Scenario: Your child, in a moment of frustration, declares, "I hate [sibling's name]! I wish they weren't in our family!"

Your 30-Second Script:

(Parent, kneeling to eye level, kind tone): "Wow, it sounds like you're feeling really, really angry and frustrated with [sibling's name] right now. That's a huge feeling, and it's okay to feel upset when things are tough."

(Pause, connect to the Jewish idea): "You know, in our family, we're like those two sticks Ezekiel had. Sometimes we feel far apart, like two different sticks, and that's hard. But God's plan for us, for all our Jewish people and for our family, is to be one strong, united stick. We're a team, even when we're mad."

(Offer a micro-win/path to repair): "What's one tiny thing we could do right now to make things feel just a little bit more like one stick again? Maybe a deep breath, or a quiet moment, or telling me what's really bothering you?"

Why this works:

  • Validates Emotion: You acknowledge their strong feelings without condoning the hurtful statement. This helps the child feel heard and understood, which is the first step to de-escalation.
  • Reaffirms Unity: You gently reframe the situation using the powerful imagery of Ezekiel's sticks, reminding them of the core family value: unity. This isn't a lecture; it's a statement of foundational truth for your family.
  • Empowers Action: By asking for "one tiny thing," you offer agency and a concrete, manageable step towards repair, rather than demanding an immediate, impossible reconciliation. It teaches problem-solving and self-regulation.
  • Blesses the Chaos: It's realistic. You acknowledge that "things are tough," and that feeling "far apart" happens. The goal isn't to eliminate conflict, but to have tools to bring things back together.

Even if the child can't name "one tiny thing," the seed of the message – we are one, and we work to repair – has been planted. And that, my friends, is a monumental micro-win!

Habit

The "One Stick Moment"

This week’s micro-habit is designed to subtly reinforce the idea of family unity, transforming it from an abstract concept into a daily practice. It’s quick, impactful, and requires minimal effort from busy parents.
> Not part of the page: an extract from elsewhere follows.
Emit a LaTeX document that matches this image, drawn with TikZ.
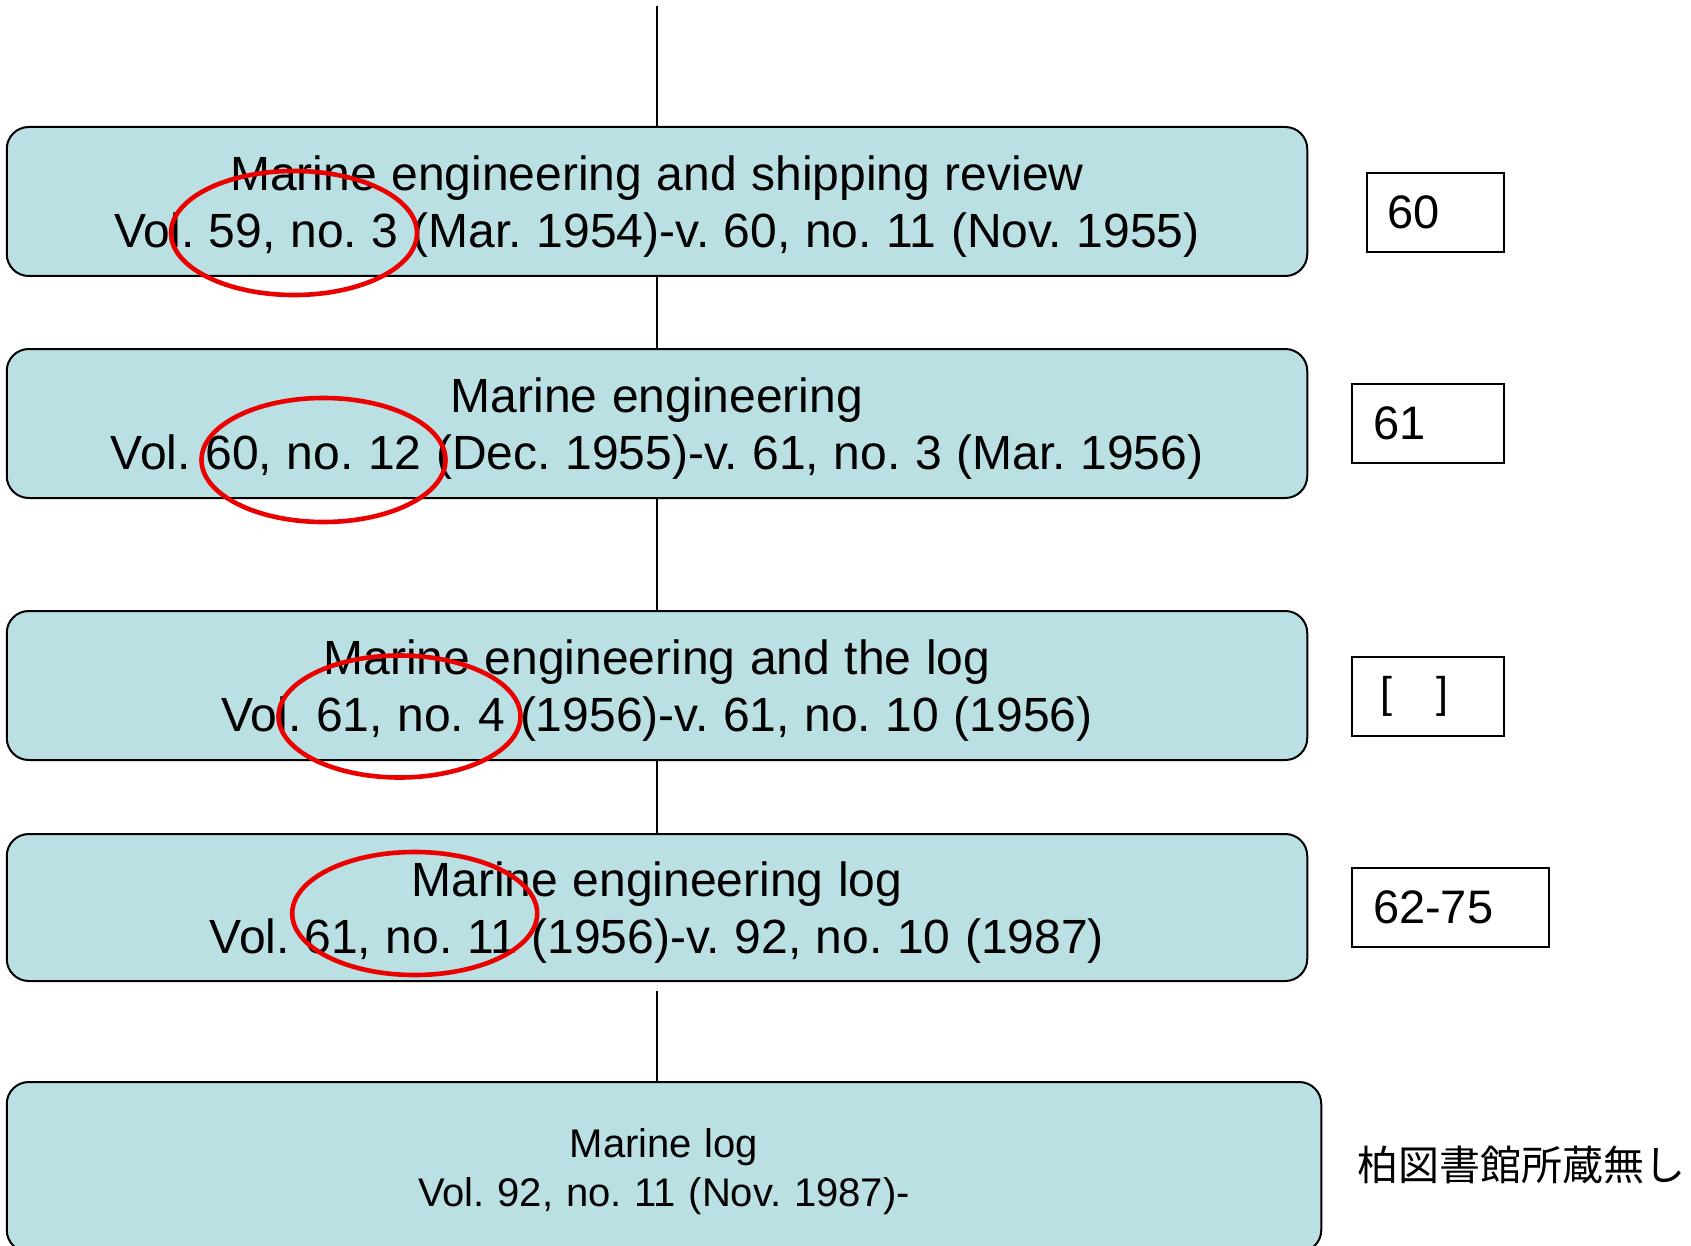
\documentclass[tikz,border=0pt]{standalone}
\usepackage{fontspec}
\setmainfont{Liberation Sans}
\newfontfamily\jpfont{Noto Sans CJK JP}
\definecolor{boxblue}{RGB}{187,224,227}
\definecolor{ringred}{RGB}{235,0,0}
\newcommand\serfont{\fontsize{24}{28.5}\selectfont\spaceskip=7.3pt plus 2pt minus 1pt\relax}
\newcommand\lastfont{\fontsize{20}{24.25}\selectfont\spaceskip=6.4pt plus 2pt minus 1pt\relax}
\frenchspacing
\begin{document}
\frenchspacing
\begin{tikzpicture}[x=0.5pt,y=-0.5pt,
  serbox/.style={draw=black, line width=1pt, fill=boxblue, rounded corners=11pt,
    minimum width=650.25pt, minimum height=74.5pt, inner sep=0pt},
  boxtext/.style={align=center, inner sep=0pt, font=\serfont},
  lasttext/.style={align=center, inner sep=0pt, font=\lastfont},
  volbox/.style={draw=black, line width=1pt, fill=white, rectangle, minimum height=39.5pt,
    inner xsep=10.5pt, inner ysep=0pt, align=left, font=\fontsize{23.5}{28.5}\selectfont},
  conn/.style={draw=black, line width=1pt},
  ring/.style={draw=ringred, line width=2.3pt}
]
\useasboundingbox (0,0) rectangle (1691,1246);

\node[serbox] (b1) at (657,201.5) {};
\node[serbox] (b2) at (657,423.5) {};
\node[serbox] (b3) at (657,685.5) {};
\node[serbox, minimum height=73.5pt] (b4) at (657,907.5) {};
\node[serbox, minimum width=657.25pt, minimum height=85pt] (b5) at (664,1167) {};

\node[boxtext] (t1) at ([yshift=-2.75pt]b1.center) {Marine engineering and shipping review\\Vol. 59, no. 3 (Mar. 1954)-v. 60, no. 11 (Nov. 1955)};
\node[boxtext] (t2) at ([yshift=-2.75pt]b2.center) {Marine engineering\\Vol. 60, no. 12 (Dec. 1955)-v. 61, no. 3 (Mar. 1956)};
\node[boxtext] (t3) at ([yshift=-2.75pt]b3.center) {Marine engineering and the log\\Vol. 61, no. 4 (1956)-v. 61, no. 10 (1956)};
\node[boxtext] (t4) at ([yshift=-2.75pt]b4.center) {Marine engineering log\\Vol. 61, no. 11 (1956)-v. 92, no. 10 (1987)};
\node[lasttext] (t5) at ([yshift=-2.2pt]b5.center) {Marine log\\Vol. 92, no. 11 (Nov. 1987)-};

\coordinate (top) at (657,6);
\draw[conn] (top) -- (b1.north);
\draw[conn] (b1.south) -- (b2.north);
\draw[conn] (b2.south) -- (b3.north);
\draw[conn] (b3.south) -- (b4.north);
\draw[conn, shorten <=4.5pt] (b4.south) -- (b4.south |- b5.north);

\node[volbox, text width=47.5pt] (v1) at (1435.3,212.2) {\raisebox{-2.6pt}{60}};
\node[volbox, text width=55pt] (v2) at (1428,423.5) {\raisebox{-2.6pt}{61}};
\node[volbox, text width=55pt] (v3) at (1428,696.3) {\fontsize{21.5}{26}\selectfont\hspace{3.5pt}\raisebox{-1.8pt}{[\hspace{22.5pt}]}};
\node[volbox, text width=77.5pt] (v4) at (1450.5,907.5) {\raisebox{-2.2pt}{62-75}};
\node[anchor=west, inner sep=0pt, font=\jpfont\fontsize{20.5}{24}\selectfont] (nohold) at (1357,1165) {柏図書館所蔵無し};

\draw[ring] (294,233) ellipse [x radius=61.5pt, y radius=31pt];
\draw[ring] (323.5,460) ellipse [x radius=61pt, y radius=31pt];
\draw[ring] (399.5,716.5) ellipse [x radius=60.5pt, y radius=30.5pt];
\draw[ring] (414.7,913.5) ellipse [x radius=61.25pt, y radius=30.75pt];
\end{tikzpicture}
\end{document}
The Micro-Habit: Once a day, at a natural transition point (e.g., during dinner, before bedtime stories, or while getting ready for school), pause for a "One Stick Moment." Ask one open-ended question that prompts reflection on connection.
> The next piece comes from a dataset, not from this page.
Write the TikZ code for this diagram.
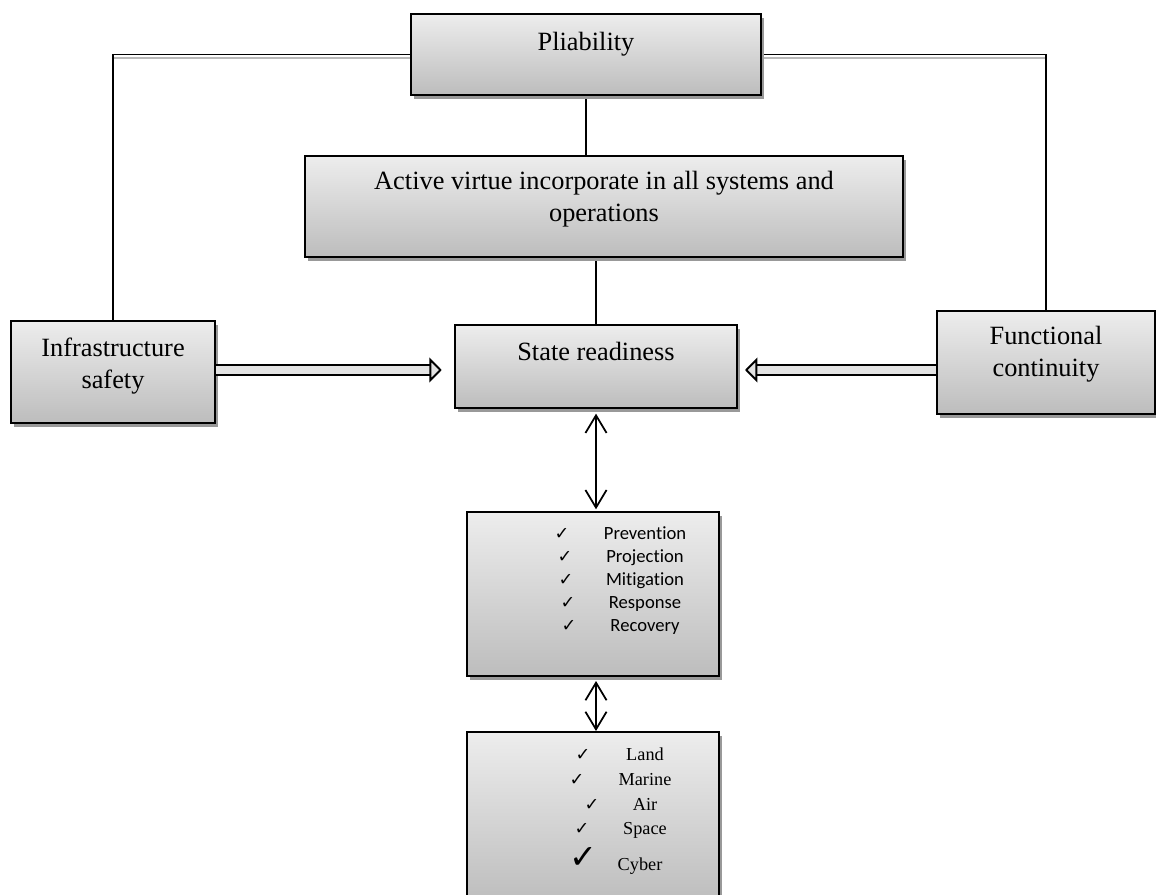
\documentclass[tikz,border=0pt]{standalone}
\usepackage{fontspec}
\setmainfont{Liberation Serif}
\newfontfamily\listfont[Ligatures=NoCommon]{Carlito}
\newfontfamily\tickfont{DejaVu Sans}
\usetikzlibrary{arrows.meta,shadows,backgrounds}

\begin{document}
\begin{tikzpicture}[
  x=0.02cm, y=-0.02cm,
  box/.style={draw, line width=1.1pt, top color=gray!14, bottom color=gray!52,
    drop shadow={shadow xshift=1.7pt, shadow yshift=-2.3pt, fill=gray!80, opacity=1},
    align=center, inner sep=0pt, font=\fontsize{15}{18}\selectfont},
  link/.style={line width=0.9pt, preaction={draw=gray!55, line width=0.9pt, transform canvas={yshift=-2pt}}},
  twoway/.style={line width=1pt, {Straight Barb[length=10pt,width=12pt]}-{Straight Barb[length=10pt,width=12pt]}},
  hollow/.style={line width=1.1pt, double=gray!22, double distance=4.6pt,
    -{Triangle[open, length=7pt, width=14pt, fill=gray!22]}},
  ticksign/.style={inner sep=0pt, font=\tickfont\fontsize{10}{12}\selectfont},
  phaseitem/.style={inner sep=0pt, font=\listfont\fontsize{10.6}{12}\selectfont},
  areaitem/.style={inner sep=0pt, font=\fontsize{10.4}{12}\selectfont}
]
\useasboundingbox (0,0) rectangle (1156,895);

% boxes
\node[box, minimum width=350*0.02cm, text height=20.4pt, text depth=25.5pt] (pliab) at (586,54.5) {Pliability};
\node[box, minimum width=598*0.02cm, minimum height=101*0.02cm] (virtue) at (604,206.5)
  {Active virtue incorporate in all systems and\\ operations\rule[-11.8pt]{0pt}{1pt}};
\node[box, minimum width=204*0.02cm, minimum height=102*0.02cm] (infra) at (113,372)
  {Infrastructure\\ safety\rule[-10pt]{0pt}{1pt}};
\node[box, minimum width=282*0.02cm, text height=19.8pt, text depth=27.2pt] (state) at (596,366.5) {State readiness};
\node[box, minimum width=218*0.02cm, minimum height=103*0.02cm] (funct) at (1046,362.5)
  {Functional\\ continuity\rule[-13pt]{0pt}{1pt}};
\node[box, minimum width=252*0.02cm, minimum height=164*0.02cm] (phases) at (593,594) {};
\node[box, minimum width=252*0.02cm, minimum height=172*0.02cm] (areas) at (593,818) {};

% phases list
\foreach \cx/\by/\word [count=\i] in {562/539/Prevention, 565/562/Projection, 566/585/Mitigation, 568/608/Response, 569/631/Recovery} {
  \node[ticksign, anchor=base] (pt\i) at (\cx,\by) {✓};
  \node[phaseitem, anchor=base] (pw\i) at (645,\by) {\word};
}

% areas list
\foreach \cx/\by/\word [count=\i] in {583/760/Land, 577/785/Marine, 592/810/Air, 582/834/Space} {
  \node[ticksign, anchor=base] (at\i) at (\cx,\by) {✓};
  \node[areaitem, anchor=base] (aw\i) at (645,\by) {\word};
}
\node[ticksign, font=\tickfont\fontsize{19}{20}\selectfont, anchor=base] (at5) at (583,868) {✓};
\node[areaitem, anchor=base] (aw5) at (640,870) {Cyber};

% connectors
\coordinate (mid) at (0,370);
\begin{scope}[on background layer]
\draw[link] (pliab.west) -| (infra.north);
\draw[link] (pliab.east) -| (funct.north);
\draw[link] (pliab.south) -- (pliab.south |- virtue.north);
\draw[link] (state.north |- virtue.south) -- (state.north);
\end{scope}
\draw[hollow, shorten >=7pt] (infra.east |- mid) -- (state.west |- mid);
\draw[hollow, shorten >=4pt] (funct.west |- mid) -- (state.east |- mid);
\draw[twoway, shorten <=2.8pt, shorten >=1pt] (state.south) -- (state.south |- phases.north);
\draw[twoway, shorten <=2.3pt] (state.south |- phases.south) -- (state.south |- areas.north);
\end{tikzpicture}
\end{document}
Examples of Questions (choose one, or vary them!):

  • "What's one thing that made us feel like 'one stick' today?"
  • "What's one way you felt connected to our family today?"
  • "What was a 'together' moment we had today?"
  • "What's one thing you appreciate about someone in our 'family stick' today?"

How to Make it Work (1-2 minutes):

  • Keep it short: This isn't a therapy session. A quick answer from each family member is perfect.
  • No pressure: If someone can't think of anything, or says "nothing," that's okay! Just acknowledge it and move on. The act of asking and listening is the habit.
  • Model it: Share your own "One Stick Moment" first to show them how it's done. "My 'one stick moment' today was when we all laughed at the dinner table together."
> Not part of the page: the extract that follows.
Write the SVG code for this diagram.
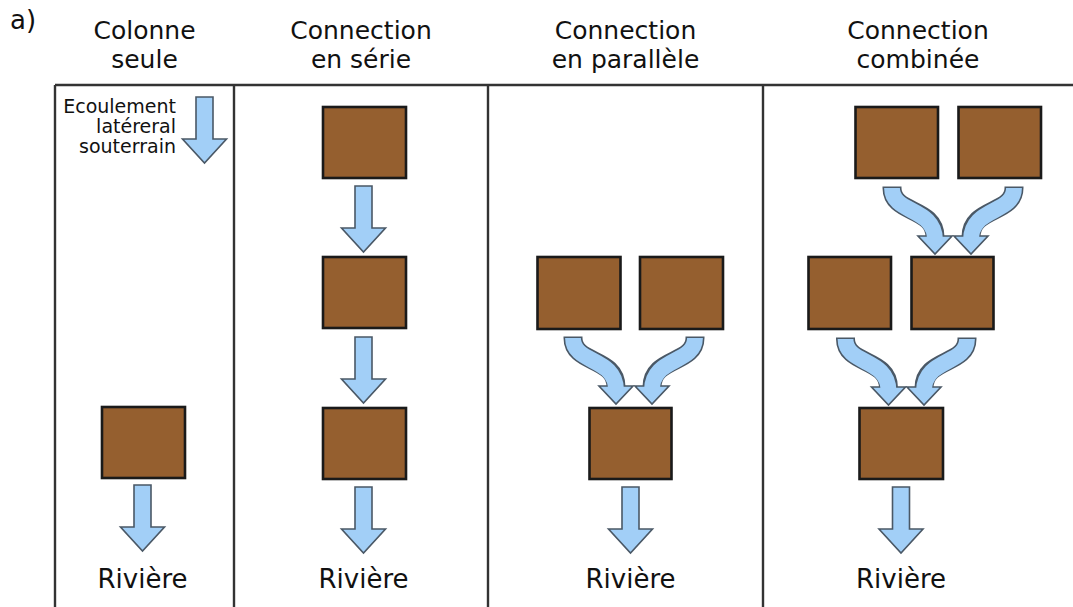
<svg xmlns="http://www.w3.org/2000/svg" xmlns:xlink="http://www.w3.org/1999/xlink" width="1073" height="607" viewBox="0 0 1073 607">
<style>
text{font-family:"DejaVu Sans","Verdana",sans-serif;fill:#111}
.h{font-size:25px;text-anchor:middle}
.r{font-size:26px;text-anchor:middle}
.s{font-size:19px;text-anchor:end}
.frame{stroke:#333;stroke-width:2.4;fill:none}
.box{fill:#955f2f;stroke:#1a1a1a;stroke-width:2.6}
.arr{fill:#a2cff7;stroke:#4a5866;stroke-width:1.6;stroke-linejoin:miter}
</style>
<defs>
<path id="down" class="arr" d="M-8.5,0 L8.5,0 L8.5,42 L22,42 L0,66 L-22,42 L-8.5,42 Z"/>
<g id="curve">
<path d="M0,-1.6 L0,0 C0,26 43,19 43,49" fill="none" stroke="#4a5866" stroke-width="19"/>
<polygon class="arr" points="26,48 60,48 43,66"/>
<path d="M0,0 C0,26 43,19 43,52" fill="none" stroke="#a2cff7" stroke-width="15.8"/>
</g>
</defs>
<rect width="1073" height="607" fill="#fff"/>
<g id="frame">
<path class="frame" d="M55,85 H1073 M55,85 V607 M234,85 V607 M488,85 V607 M763,85 V607"/>
</g>
<g id="labels">
<text x="10" y="29" style="font-size:26px">a)</text>
<text class="h" x="144.5" y="39">Colonne</text>
<text class="h" x="144.5" y="68">seule</text>
<text class="h" x="361" y="39">Connection</text>
<text class="h" x="361" y="68">en série</text>
<text class="h" x="625.5" y="39">Connection</text>
<text class="h" x="625.5" y="68">en parallèle</text>
<text class="h" x="918" y="39">Connection</text>
<text class="h" x="918" y="68">combinée</text>
<text class="s" x="176" y="113">Ecoulement</text>
<text class="s" x="176" y="133">latéreral</text>
<text class="s" x="176" y="153">souterrain</text>
<text class="r" x="142.5" y="588">Rivière</text>
<text class="r" x="363.5" y="588">Rivière</text>
<text class="r" x="630.5" y="588">Rivière</text>
<text class="r" x="901" y="588">Rivière</text>
</g>
<g id="node-col1"><rect class="box" x="102" y="407" width="83" height="71"/></g>
<g id="node-col2-1"><rect class="box" x="323" y="107" width="83" height="71"/></g>
<g id="node-col2-2"><rect class="box" x="323" y="257" width="83" height="71"/></g>
<g id="node-col2-3"><rect class="box" x="323" y="408" width="83" height="71"/></g>
<g id="node-col3-l"><rect class="box" x="537.5" y="257" width="83" height="72"/></g>
<g id="node-col3-r"><rect class="box" x="640" y="257" width="83" height="72"/></g>
<g id="node-col3-b"><rect class="box" x="589.5" y="408" width="82" height="71"/></g>
<g id="node-col4-tl"><rect class="box" x="855.5" y="107" width="82.5" height="71"/></g>
<g id="node-col4-tr"><rect class="box" x="958.5" y="107" width="82.5" height="71"/></g>
<g id="node-col4-ml"><rect class="box" x="808.5" y="257" width="82.5" height="72"/></g>
<g id="node-col4-mr"><rect class="box" x="911.5" y="257" width="82" height="72"/></g>
<g id="node-col4-b"><rect class="box" x="859.5" y="408" width="83.5" height="71"/></g>
<g id="connectors">
<use xlink:href="#down" transform="translate(204.5,97)"/>
<use xlink:href="#down" transform="translate(142.5,485)"/>
<use xlink:href="#down" transform="translate(363.5,186)"/>
<use xlink:href="#down" transform="translate(363.5,337)"/>
<use xlink:href="#down" transform="translate(363.5,487)"/>
<use xlink:href="#down" transform="translate(630.5,487)"/>
<use xlink:href="#down" transform="translate(901,487)"/>
<use xlink:href="#curve" transform="translate(573,338)"/>
<use xlink:href="#curve" transform="translate(695,338) scale(-1,1)"/>
<use xlink:href="#curve" transform="translate(892,188)"/>
<use xlink:href="#curve" transform="translate(1014,188) scale(-1,1)"/>
<use xlink:href="#curve" transform="translate(845.5,339)"/>
<use xlink:href="#curve" transform="translate(967,339) scale(-1,1)"/>
</g>
</svg>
Why it's a Micro-Win: This simple ritual shifts the family's focus, even for a moment, from individual concerns or minor frustrations to shared experiences and connection. It consistently plants the seed of unity, helping everyone recognize and value the moments they do feel like "one stick." You're actively, gently, reminding everyone of the core value of togetherness, just like Ezekiel's sticks, without adding another burden to your already packed schedule.

Bless the chaos, my dears. Good-enough is glorious. You're doing holy work, one "one stick moment" at a time!

Takeaway

Our families, like the House of Israel in Ezekiel's vision, are meant for unity. Even when we feel like "dry bones" or fractured sticks, God's promise and our small, deliberate acts of connection can bring us together, making our homes sanctuaries of peace and belonging. Keep making those sticks one, one micro-win at a time. You are the prophet of unity in your home, and every effort counts.